_Stated problem_. Below are the records; copy each line in them that holds the word "code".

_Data for the task_.
####################

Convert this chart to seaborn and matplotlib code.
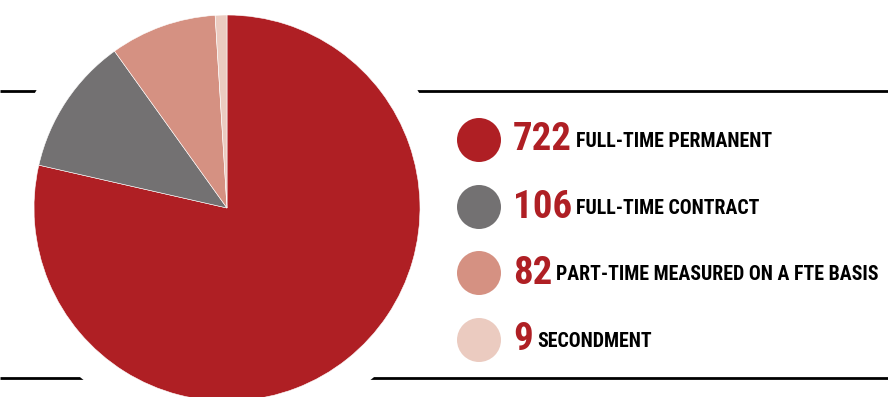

####################

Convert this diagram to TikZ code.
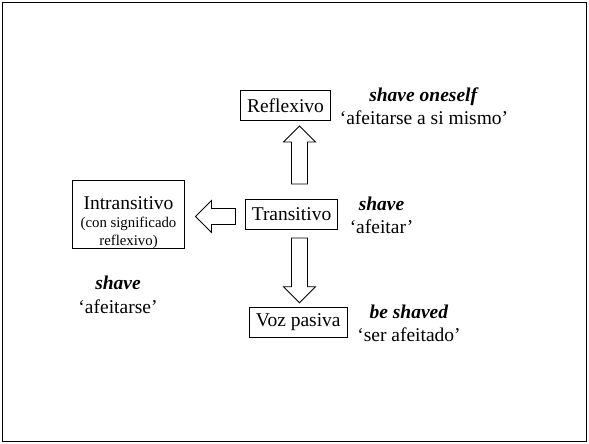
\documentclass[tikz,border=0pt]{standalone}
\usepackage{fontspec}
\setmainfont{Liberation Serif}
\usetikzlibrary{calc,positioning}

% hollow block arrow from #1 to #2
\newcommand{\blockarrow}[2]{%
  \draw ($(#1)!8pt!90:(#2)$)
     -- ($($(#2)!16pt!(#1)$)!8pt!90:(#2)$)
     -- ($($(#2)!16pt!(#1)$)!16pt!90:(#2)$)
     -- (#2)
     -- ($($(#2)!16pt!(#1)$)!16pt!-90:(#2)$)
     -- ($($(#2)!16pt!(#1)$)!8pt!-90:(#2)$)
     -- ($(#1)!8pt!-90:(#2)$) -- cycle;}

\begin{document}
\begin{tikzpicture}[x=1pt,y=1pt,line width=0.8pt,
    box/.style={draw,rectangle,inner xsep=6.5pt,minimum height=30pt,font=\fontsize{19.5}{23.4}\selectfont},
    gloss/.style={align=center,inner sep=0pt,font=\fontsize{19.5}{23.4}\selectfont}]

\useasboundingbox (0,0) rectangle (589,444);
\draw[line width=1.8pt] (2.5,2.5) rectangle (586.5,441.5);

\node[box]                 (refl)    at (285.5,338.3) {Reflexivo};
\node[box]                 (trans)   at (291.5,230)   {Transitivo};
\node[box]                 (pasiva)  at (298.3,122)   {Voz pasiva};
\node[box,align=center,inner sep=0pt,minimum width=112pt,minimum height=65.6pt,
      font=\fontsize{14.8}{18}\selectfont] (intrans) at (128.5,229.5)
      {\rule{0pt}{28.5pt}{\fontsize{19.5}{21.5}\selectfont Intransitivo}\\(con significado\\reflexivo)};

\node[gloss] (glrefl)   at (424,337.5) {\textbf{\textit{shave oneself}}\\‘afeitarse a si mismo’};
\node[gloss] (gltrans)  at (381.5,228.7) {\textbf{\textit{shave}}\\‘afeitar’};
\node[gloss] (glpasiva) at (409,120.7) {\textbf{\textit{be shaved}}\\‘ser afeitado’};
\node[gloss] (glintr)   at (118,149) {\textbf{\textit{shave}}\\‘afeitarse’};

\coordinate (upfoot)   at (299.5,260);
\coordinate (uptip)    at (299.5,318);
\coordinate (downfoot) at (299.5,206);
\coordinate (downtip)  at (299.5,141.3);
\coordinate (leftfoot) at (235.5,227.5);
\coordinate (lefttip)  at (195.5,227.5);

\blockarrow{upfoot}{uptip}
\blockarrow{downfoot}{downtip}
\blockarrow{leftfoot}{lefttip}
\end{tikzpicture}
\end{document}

####################

_Solution to the exercise_.
Convert this chart to seaborn and matplotlib code.
Convert this diagram to TikZ code.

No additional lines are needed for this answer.